■ WRITTEN EXERCISE:
Write the data out again exactly, with no pictures.

■ PROVIDED MATERIAL:
((

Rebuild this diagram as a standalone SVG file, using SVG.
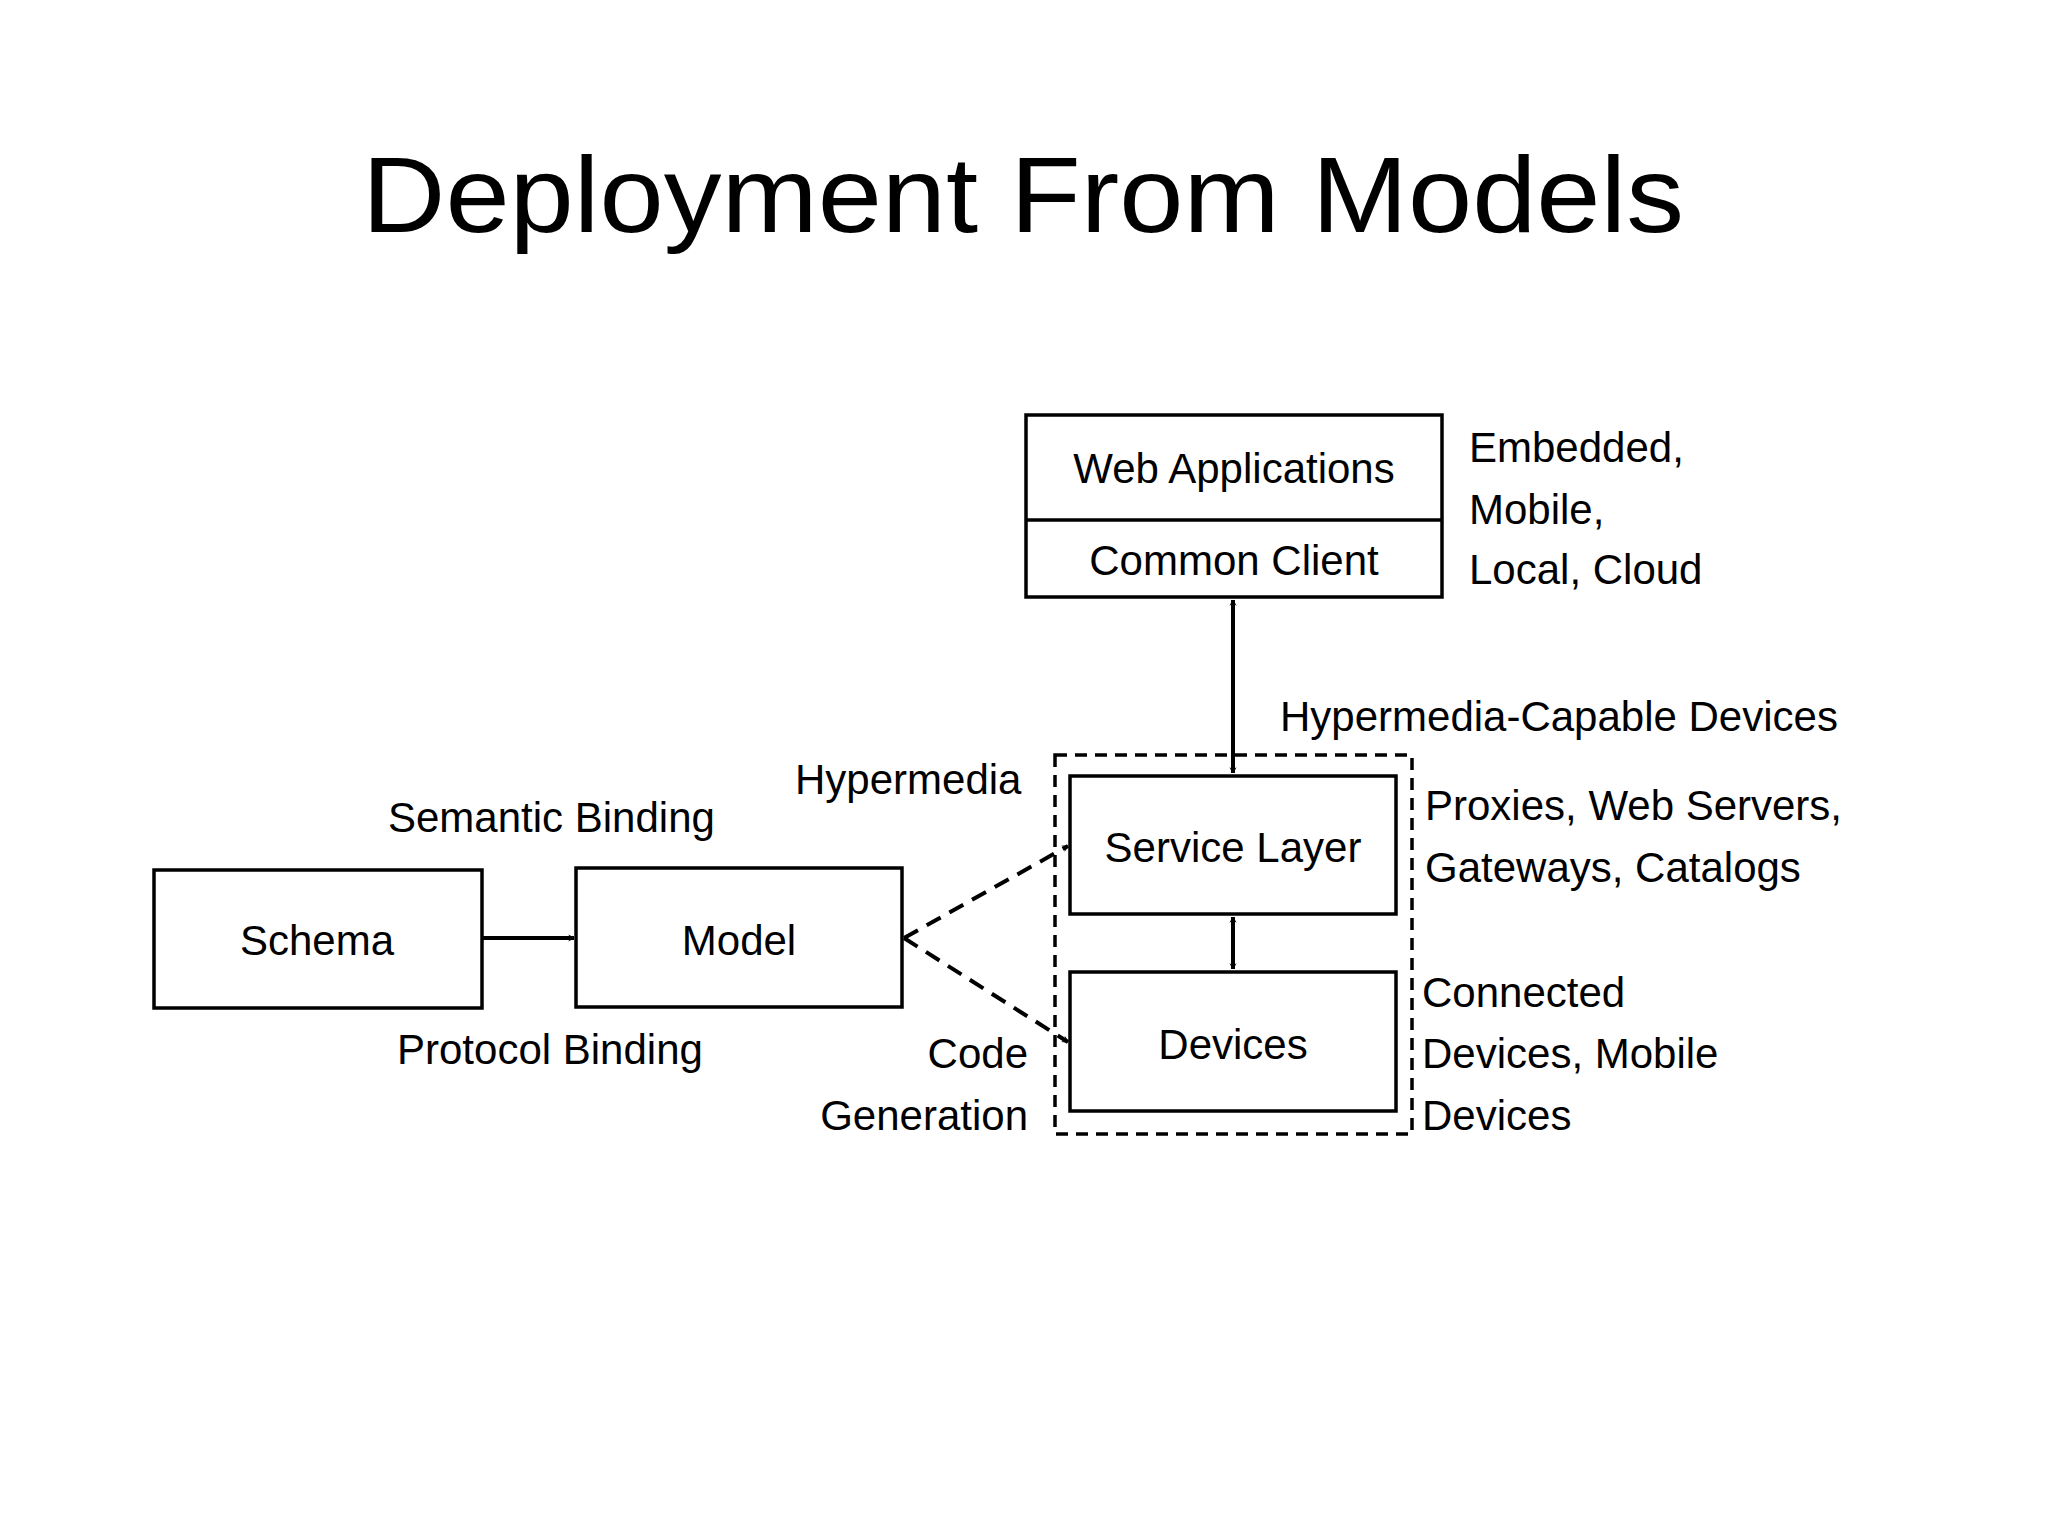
<svg xmlns="http://www.w3.org/2000/svg" width="2048" height="1536" viewBox="0 0 2048 1536">
<style>
text{font-family:"Liberation Sans",Arial,sans-serif;font-size:42px;fill:#000}
.c{text-anchor:middle}.r{text-anchor:end}
.box{fill:#fff;stroke:#000;stroke-width:3.5}
.ln{stroke:#000;stroke-width:4;fill:none}
.d{stroke-dasharray:16 10}
</style>
<defs>
<marker id="a" viewBox="0 0 10 10" refX="9" refY="5" markerWidth="6" markerHeight="6" orient="auto-start-reverse" markerUnits="userSpaceOnUse" style="overflow:visible">
<path d="M0,0 L9,5 L0,10" fill="none" stroke="#000" stroke-width="1.4"/>
</marker>
</defs>
<rect width="2048" height="1536" fill="#fff"/>
<text x="1023" y="232" class="c" style="font-size:108px" textLength="1322" lengthAdjust="spacingAndGlyphs">Deployment From Models</text>
<g id="container"><rect x="1055" y="755" width="357" height="379" fill="none" stroke="#000" stroke-width="3.5" stroke-dasharray="12 8"/></g>
<g id="webapp"><rect class="box" x="1026" y="415" width="416" height="182"/><line class="ln" x1="1026" y1="520" x2="1442" y2="520" style="stroke-width:3.5"/>
<text x="1234" y="483" class="c">Web Applications</text><text x="1234" y="575" class="c">Common Client</text></g>
<g id="service"><rect class="box" x="1070" y="776" width="326" height="138"/><text x="1233" y="862" class="c">Service Layer</text></g>
<g id="devices"><rect class="box" x="1070" y="972" width="326" height="139"/><text x="1233" y="1059" class="c">Devices</text></g>
<g id="schema"><rect class="box" x="154" y="870" width="328" height="138"/><text x="317" y="955" class="c">Schema</text></g>
<g id="model"><rect class="box" x="576" y="868" width="326" height="139"/><text x="739" y="955" class="c">Model</text></g>
<g id="connectors">
<line class="ln" x1="482" y1="938" x2="574" y2="938" marker-end="url(#a)"/>
<line class="ln" x1="1233" y1="600" x2="1233" y2="773" marker-start="url(#a)" marker-end="url(#a)"/>
<line class="ln" x1="1233" y1="917" x2="1233" y2="969" marker-start="url(#a)" marker-end="url(#a)"/>
<line class="ln d" x1="904" y1="938" x2="1068" y2="846" marker-end="url(#a)"/>
<line class="ln d" x1="904" y1="938" x2="1068" y2="1042" marker-end="url(#a)"/>
</g>
<g id="labels">
<text x="1469" y="462">Embedded,</text><text x="1469" y="524">Mobile,</text><text x="1469" y="584">Local, Cloud</text>
<text x="1280" y="731">Hypermedia-Capable Devices</text>
<text x="795" y="794">Hypermedia</text>
<text x="388" y="832">Semantic Binding</text>
<text x="1425" y="820">Proxies, Web Servers,</text><text x="1425" y="882">Gateways, Catalogs</text>
<text x="1422" y="1007">Connected</text><text x="1422" y="1068">Devices, Mobile</text><text x="1422" y="1130">Devices</text>
<text x="397" y="1064">Protocol Binding</text>
<text x="1028" y="1068" class="r">Code</text><text x="1028" y="1130" class="r">Generation</text>
</g>
</svg>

))

■ TASK ANSWER:
Rebuild this diagram as a standalone SVG file, using SVG.
<svg xmlns="http://www.w3.org/2000/svg" width="2048" height="1536" viewBox="0 0 2048 1536">
<style>
text{font-family:"Liberation Sans",Arial,sans-serif;font-size:42px;fill:#000}
.c{text-anchor:middle}.r{text-anchor:end}
.box{fill:#fff;stroke:#000;stroke-width:3.5}
.ln{stroke:#000;stroke-width:4;fill:none}
.d{stroke-dasharray:16 10}
</style>
<defs>
<marker id="a" viewBox="0 0 10 10" refX="9" refY="5" markerWidth="6" markerHeight="6" orient="auto-start-reverse" markerUnits="userSpaceOnUse" style="overflow:visible">
<path d="M0,0 L9,5 L0,10" fill="none" stroke="#000" stroke-width="1.4"/>
</marker>
</defs>
<rect width="2048" height="1536" fill="#fff"/>
<text x="1023" y="232" class="c" style="font-size:108px" textLength="1322" lengthAdjust="spacingAndGlyphs">Deployment From Models</text>
<g id="container"><rect x="1055" y="755" width="357" height="379" fill="none" stroke="#000" stroke-width="3.5" stroke-dasharray="12 8"/></g>
<g id="webapp"><rect class="box" x="1026" y="415" width="416" height="182"/><line class="ln" x1="1026" y1="520" x2="1442" y2="520" style="stroke-width:3.5"/>
<text x="1234" y="483" class="c">Web Applications</text><text x="1234" y="575" class="c">Common Client</text></g>
<g id="service"><rect class="box" x="1070" y="776" width="326" height="138"/><text x="1233" y="862" class="c">Service Layer</text></g>
<g id="devices"><rect class="box" x="1070" y="972" width="326" height="139"/><text x="1233" y="1059" class="c">Devices</text></g>
<g id="schema"><rect class="box" x="154" y="870" width="328" height="138"/><text x="317" y="955" class="c">Schema</text></g>
<g id="model"><rect class="box" x="576" y="868" width="326" height="139"/><text x="739" y="955" class="c">Model</text></g>
<g id="connectors">
<line class="ln" x1="482" y1="938" x2="574" y2="938" marker-end="url(#a)"/>
<line class="ln" x1="1233" y1="600" x2="1233" y2="773" marker-start="url(#a)" marker-end="url(#a)"/>
<line class="ln" x1="1233" y1="917" x2="1233" y2="969" marker-start="url(#a)" marker-end="url(#a)"/>
<line class="ln d" x1="904" y1="938" x2="1068" y2="846" marker-end="url(#a)"/>
<line class="ln d" x1="904" y1="938" x2="1068" y2="1042" marker-end="url(#a)"/>
</g>
<g id="labels">
<text x="1469" y="462">Embedded,</text><text x="1469" y="524">Mobile,</text><text x="1469" y="584">Local, Cloud</text>
<text x="1280" y="731">Hypermedia-Capable Devices</text>
<text x="795" y="794">Hypermedia</text>
<text x="388" y="832">Semantic Binding</text>
<text x="1425" y="820">Proxies, Web Servers,</text><text x="1425" y="882">Gateways, Catalogs</text>
<text x="1422" y="1007">Connected</text><text x="1422" y="1068">Devices, Mobile</text><text x="1422" y="1130">Devices</text>
<text x="397" y="1064">Protocol Binding</text>
<text x="1028" y="1068" class="r">Code</text><text x="1028" y="1130" class="r">Generation</text>
</g>
</svg>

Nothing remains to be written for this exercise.